The task » Retype word for word the first line of the listing and each line after it up to the line with "(50,144) .. controls", with the pictures taken out.

Material provided »
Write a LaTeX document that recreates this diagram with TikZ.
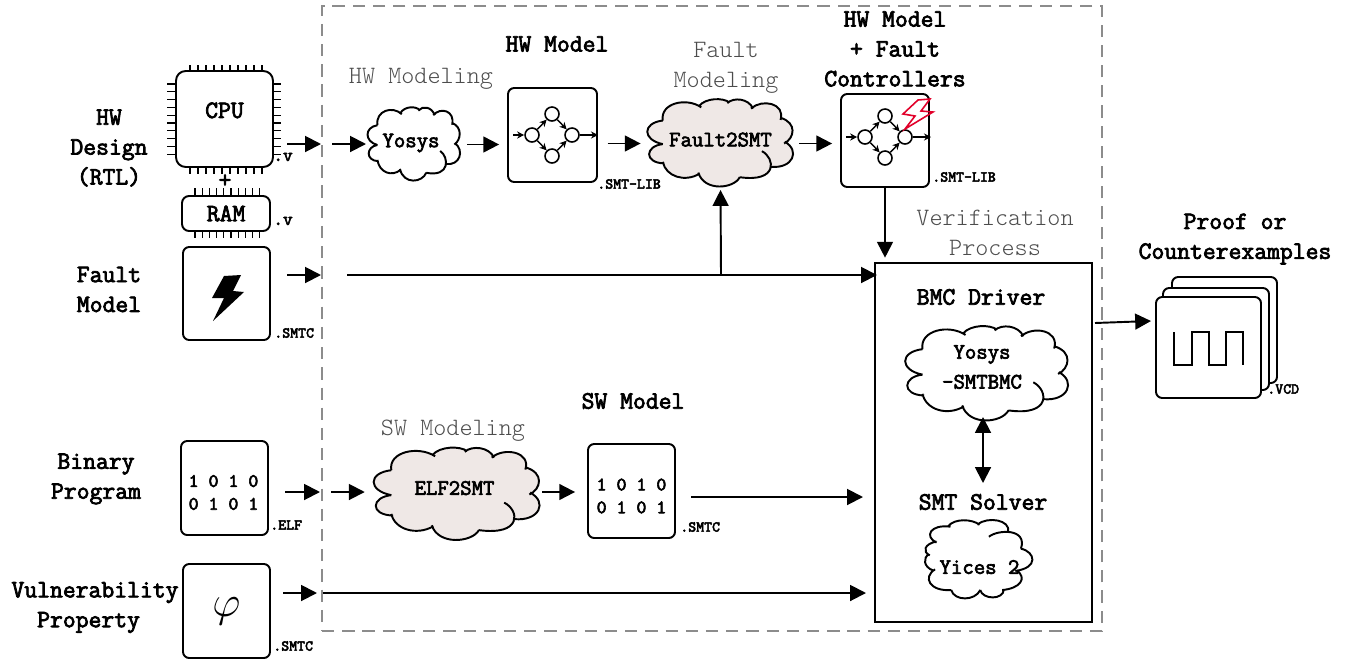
\documentclass[tikz,border=0pt]{standalone}
\usepackage{amsfonts, amssymb, amsmath}
\usepackage{fontspec}
\usepackage{tikz}
\usetikzlibrary{arrows.meta}
\usepackage{xcolor}

\newfontfamily\boldmono{Latin Modern Mono}[FakeBold=3]
\newfontfamily\thinmono{Latin Modern Mono Light}

\definecolor{cloudfill}{HTML}{EFE8E6}
\definecolor{boltred}{HTML}{E2002A}

\tikzset{
    lbl/.style={font=\fontsize{14.2}{17}\boldmono\selectfont, align=center, inner sep=0},
    pufflbl/.style={font=\fontsize{12.6}{17}\boldmono\selectfont, align=center, inner sep=0},
    modlbl/.style={font=\fontsize{14.2}{17}\thinmono\selectfont, align=center, inner sep=0, text=black!70},
    extlbl/.style={font=\fontsize{8.6}{10}\boldmono\selectfont, anchor=west, inner sep=0},
    bitlbl/.style={font=\fontsize{10.8}{13}\boldmono\selectfont, align=center, inner sep=0},
    box/.style={draw, line width=1.1pt, rounded corners=3.5pt, fill=white, inner sep=0},
    arw/.style={-{Triangle[length=9pt,width=9pt]}, line width=1.1pt},
    thinarw/.style={-{Stealth[length=4pt,width=4pt]}, line width=0.8pt},
    dot/.style={draw, circle, line width=0.9pt, minimum size=0.28cm, inner sep=0},
}

% the puffs of a cloud, each one starting a little inside the last one
\newcommand{\puffpath}[1]{(50,67) .. controls (40,10) and (130,-10) .. (180,24) #1
    (172,20) .. controls (195,-8) and (255,-8) .. (275,8) #1
    (268,10) .. controls (290,-10) and (340,-5) .. (355,28) #1
    (348,28) .. controls (385,-5) and (465,10) .. (448,65) #1
    (448,58) .. controls (505,75) and (495,125) .. (460,142) #1
    (462,136) .. controls (515,165) and (490,225) .. (415,218) #1
    (385,167) .. controls (430,190) and (440,270) .. (310,252) #1
    (310,252) .. controls (290,290) and (190,300) .. (170,237) #1
    (175,240) .. controls (125,270) and (60,250) .. (50,202) #1
    (55,207) .. controls (-15,205) and (-10,150) .. (50,144) #1
    (50,144) .. controls (-20,130) and (-20,75) .. (50,67)}

% centre x, centre y, width, height, fill, rotation
\newcommand{\drawpuff}[6]{
    \begin{scope}[shift={(#1,#2)}, rotate=#6, xscale=#3/490, yscale=#4/284, shift={(-245,-142)}]
        \fill[#5] \puffpath{--} -- cycle;
        \draw[line width=1.1pt] \puffpath{};
    \end{scope}
}

\begin{document}
\begin{tikzpicture}[x=0.02cm, y=-0.02cm]
    \useasboundingbox (0,0) rectangle (1352,663);

    % region of the verification flow
    \node[draw=black!45, dash pattern=on 7pt off 4.5pt, line width=1pt, minimum width=15.6cm, minimum height=12.5cm, inner sep=0] (flow) at (712,318.5) {};

    % inputs on the left
    \node[lbl] (hwdesign) at (109,148) {HW\\Design\\(RTL)};
    \node[lbl] (faultmodel) at (109,289.5) {Fault\\Model};
    \node[lbl] (binprog) at (96,479) {Binary\\Program};
    \node[lbl] (vulnprop) at (95,607.5) {Vulnerability\\Property\hphantom{ }};

    \node[box, rounded corners=5.5pt, minimum width=1.94cm, minimum height=1.92cm, lbl, text depth=10pt] (cpu) at (224.5,119) {CPU};
    \node[box, rounded corners=4pt, minimum width=1.76cm, minimum height=0.7cm, lbl] (ram) at (226,213.5) {RAM};
    \node[lbl] (plus) at (225,181) {+};
    \foreach \i in {0,...,9} {
        \draw[line width=0.7pt] ({190+8*\i},65) -- ++(0,6);
        \draw[line width=0.7pt] ({190+8*\i},168) -- ++(0,6);
        \draw[line width=0.7pt] (167,{84+7.8*\i}) -- ++(9,0);
        \draw[line width=0.7pt] (273,{84+7.8*\i}) -- ++(8,0);
        \draw[line width=0.7pt] ({195+7.2*\i},188) -- ++(0,8);
        \draw[line width=0.7pt] ({195+7.2*\i},231) -- ++(0,7);
    }
    \node[extlbl, font=\fontsize{10.5}{12}\boldmono\selectfont] (cpuext) at (273,157) {.v};
    \node[extlbl, font=\fontsize{10.5}{12}\boldmono\selectfont] (ramext) at (273,221) {.v};

    \node[box, minimum width=1.74cm, minimum height=1.86cm] (faultbox) at (226.5,293.5) {};
    \fill (224,276) -- (241,275) -- (233,291) -- (244,292) -- (213,321) -- (224,298) -- (212,298) -- cycle;
    \node[extlbl] (faultext) at (274,333) {.SMTC};

    \node[box, minimum width=1.74cm, minimum height=1.88cm] (elfbox) at (224.5,488) {};
    \node[bitlbl] (elfbits) at (223.5,492.5) {1 0 1 0\\0 1 0 1};
    \node[extlbl] (elfext) at (270,525) {.ELF};

    \node[box, minimum width=1.74cm, minimum height=1.88cm] (propbox) at (226.5,611) {{\Huge$\varphi$}};
    \node[extlbl] (propext) at (273,646) {.SMTC};

    % hw path
    \node[modlbl] (hwmodeling) at (421,78.5) {HW Modeling};
    \drawpuff{414}{144.5}{92}{73}{white}{0}
    \node[pufflbl, minimum width=1.78cm, minimum height=1.46cm, text depth=4.6pt] (yosys) at (411,144.5) {Yosys};
    \node[lbl] (hwtitle) at (557,44) {HW Model};
    \node[box, minimum width=1.78cm, minimum height=1.88cm] (hwbox) at (552.5,135) {};
    \node[extlbl] (hwext) at (597,184) {.SMT-LIB};

    \node[modlbl] (faultmodeling) at (726,68) {Fault\\Modeling};
    \drawpuff{720.5}{143.5}{145}{87}{cloudfill}{0}
    \node[pufflbl, minimum width=2.9cm, minimum height=1.74cm, text depth=4.6pt] (fault2smt) at (720.5,143.5) {Fault2SMT};
    \node[lbl] (ctrltitle) at (895,49) {HW Model\\+ Fault\\Controllers};
    \node[box, minimum width=1.76cm, minimum height=1.86cm] (ctrlbox) at (885,140.5) {};
    \node[extlbl] (ctrlext) at (932,177) {.SMT-LIB};

    % small state graphs, one in each hw box
    \foreach \n/\gx/\gy in {m/552/135, c/885/137} {
        \node[dot] (\n l) at (\gx-20,\gy) {};
        \node[dot] (\n t) at (\gx,\gy-21) {};
        \node[dot] (\n r) at (\gx+20,\gy) {};
        \node[dot] (\n b) at (\gx,\gy+21) {};
        \coordinate (\n in) at (\gx-39,\gy);
        \coordinate (\n out) at (\gx+46,\gy);
        \draw[thinarw] (\n in) -- (\n l);
        \draw[thinarw] (\n l) -- (\n t);
        \draw[thinarw] (\n l) -- (\n b);
        \draw[thinarw] (\n t) -- (\n r);
        \draw[thinarw] (\n b) -- (\n r);
        \draw[thinarw] (\n r) -- (\n out);
    }
    \draw[boltred, line width=0.9pt] (918,100) -- (930,99) -- (921,111) -- (933,112) -- (905,129) -- (915,116) -- (903,114) -- cycle;

    % sw path
    \node[modlbl] (swmodeling) at (453,431) {SW Modeling};
    \drawpuff{457}{494.5}{165}{92}{cloudfill}{0}
    \node[pufflbl, minimum width=3.26cm, minimum height=1.82cm, text depth=7.5pt] (elf2smt) at (454.5,494.5) {ELF2SMT};
    \node[lbl] (swtitle) at (633,401) {SW Model};
    \node[box, minimum width=1.74cm, minimum height=1.88cm] (swbox) at (631.5,491) {};
    \node[bitlbl] (swbits) at (631.5,496) {1 0 1 0\\0 1 0 1};
    \node[extlbl] (swext) at (680,527) {.SMTC};

    % verification process
    \node[modlbl] (verifproc) at (995,232.5) {Verification\\Process};
    \node[box, rounded corners=0pt, minimum width=4.34cm, minimum height=7.18cm] (verif) at (983.5,442.5) {};
    \node[lbl] (bmctitle) at (981,297) {BMC Driver};
    \drawpuff{987}{374}{162}{94}{white}{0}
    \node[pufflbl, minimum width=3.24cm, minimum height=1.88cm] (bmc) at (982,367) {Yosys\\-SMTBMC};
    \node[lbl] (smttitle) at (983,502) {SMT Solver};
    \drawpuff{979.5}{559}{78}{107}{white}{90}
    \node[pufflbl, minimum width=2.14cm, minimum height=1.56cm, text height=17pt] (yices) at (979.5,559) {Yices 2};

    % results
    \node[lbl] (prooftitle) at (1235,239) {Proof or\\Counterexamples};
    \node[box, minimum width=2.1cm, minimum height=2.12cm] (vcdc) at (1224.5,330) {};
    \node[box, minimum width=2.12cm, minimum height=2.04cm] (vcdb) at (1216,339) {};
    \node[box, minimum width=2.1cm, minimum height=2.02cm] (vcda) at (1208.5,347.5) {};
    \draw[line width=0.9pt] (1174,332) |- (1192,365) |- (1209,332) |- (1226,365) |- (1243,332) -- (1243,365);
    \node[extlbl] (vcdext) at (1267,389) {.VCD};

    % free ends of the connectors
    \coordinate (cpuout) at (287,144);
    \coordinate (flowcpu) at (321,144);
    \coordinate (flowcpub) at (332,144);
    \coordinate (yosysin) at (366,144);
    \coordinate (faultout) at (287,275);
    \coordinate (flowfault) at (321,275);
    \coordinate (flowfaultb) at (347,275);
    \coordinate (verifin) at (877,275);
    \coordinate (branch) at (721,275);
    \coordinate (elfout) at (285,492);
    \coordinate (flowelf) at (320,492);
    \coordinate (flowelfb) at (331,492);
    \coordinate (swout) at (691,497);
    \coordinate (verifsw) at (863,497);
    \coordinate (propout) at (283,593);
    \coordinate (flowprop) at (317,593);
    \coordinate (flowpropb) at (323,593);
    \coordinate (verifprop) at (866,593);
    \coordinate (verifout) at (1095,323);
    \coordinate (vcdin) at (1151,321);
    \coordinate (bmcdown) at (983,417);
    \coordinate (smtup) at (983,483);

    \draw[arw] (cpuout) -- (flowcpu);
    \draw[arw] (flowcpub) -- (yosysin);
    \draw[arw, shorten <=6.5pt, shorten >=4.5pt] (yosys.east) -- (hwbox.west |- yosys.east);
    \draw[arw, shorten <=5.5pt, shorten >=4pt] (hwbox.east |- fault2smt.west) -- (fault2smt.west);
    \draw[arw, shorten <=3.5pt, shorten >=4.5pt] (fault2smt.east) -- (ctrlbox.west |- fault2smt.east);
    \draw[arw] (faultout) -- (flowfault);
    \draw[arw] (flowfaultb) -- (verifin);
    \draw[arw, shorten >=1.5pt] (branch) -- (fault2smt.south);
    \draw[arw, shorten >=2.5pt] (ctrlbox.south) -- (verif.north -| ctrlbox.south);
    \draw[arw] (elfout) -- (flowelf);
    \draw[arw, shorten >=4.5pt] (flowelfb) -- (elf2smt.west |- flowelfb);
    \draw[arw, shorten <=3.4pt, shorten >=6.8pt] (elf2smt.east |- flowelf) -- (swbox.west |- flowelf);
    \draw[arw] (swout) -- (verifsw);
    \draw[arw] (propout) -- (flowprop);
    \draw[arw] (flowpropb) -- (verifprop);
    \draw[{Triangle[length=9pt,width=9pt]}-{Triangle[length=9pt,width=9pt]}, line width=1.1pt] (bmcdown) -- (smtup);
    \draw[arw] (verifout) -- (vcdin);
\end{tikzpicture}
\end{document}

Exercise response »
Write a LaTeX document that recreates this diagram with TikZ.
\documentclass[tikz,border=0pt]{standalone}
\usepackage{amsfonts, amssymb, amsmath}
\usepackage{fontspec}
\usepackage{tikz}
\usetikzlibrary{arrows.meta}
\usepackage{xcolor}

\newfontfamily\boldmono{Latin Modern Mono}[FakeBold=3]
\newfontfamily\thinmono{Latin Modern Mono Light}

\definecolor{cloudfill}{HTML}{EFE8E6}
\definecolor{boltred}{HTML}{E2002A}

\tikzset{
    lbl/.style={font=\fontsize{14.2}{17}\boldmono\selectfont, align=center, inner sep=0},
    pufflbl/.style={font=\fontsize{12.6}{17}\boldmono\selectfont, align=center, inner sep=0},
    modlbl/.style={font=\fontsize{14.2}{17}\thinmono\selectfont, align=center, inner sep=0, text=black!70},
    extlbl/.style={font=\fontsize{8.6}{10}\boldmono\selectfont, anchor=west, inner sep=0},
    bitlbl/.style={font=\fontsize{10.8}{13}\boldmono\selectfont, align=center, inner sep=0},
    box/.style={draw, line width=1.1pt, rounded corners=3.5pt, fill=white, inner sep=0},
    arw/.style={-{Triangle[length=9pt,width=9pt]}, line width=1.1pt},
    thinarw/.style={-{Stealth[length=4pt,width=4pt]}, line width=0.8pt},
    dot/.style={draw, circle, line width=0.9pt, minimum size=0.28cm, inner sep=0},
}

% the puffs of a cloud, each one starting a little inside the last one
\newcommand{\puffpath}[1]{(50,67) .. controls (40,10) and (130,-10) .. (180,24) #1
    (172,20) .. controls (195,-8) and (255,-8) .. (275,8) #1
    (268,10) .. controls (290,-10) and (340,-5) .. (355,28) #1
    (348,28) .. controls (385,-5) and (465,10) .. (448,65) #1
    (448,58) .. controls (505,75) and (495,125) .. (460,142) #1
    (462,136) .. controls (515,165) and (490,225) .. (415,218) #1
    (385,167) .. controls (430,190) and (440,270) .. (310,252) #1
    (310,252) .. controls (290,290) and (190,300) .. (170,237) #1
    (175,240) .. controls (125,270) and (60,250) .. (50,202) #1
    (55,207) .. controls (-15,205) and (-10,150) .. (50,144) #1
    (50,144) .. controls (-20,130) and (-20,75) .. (50,67)}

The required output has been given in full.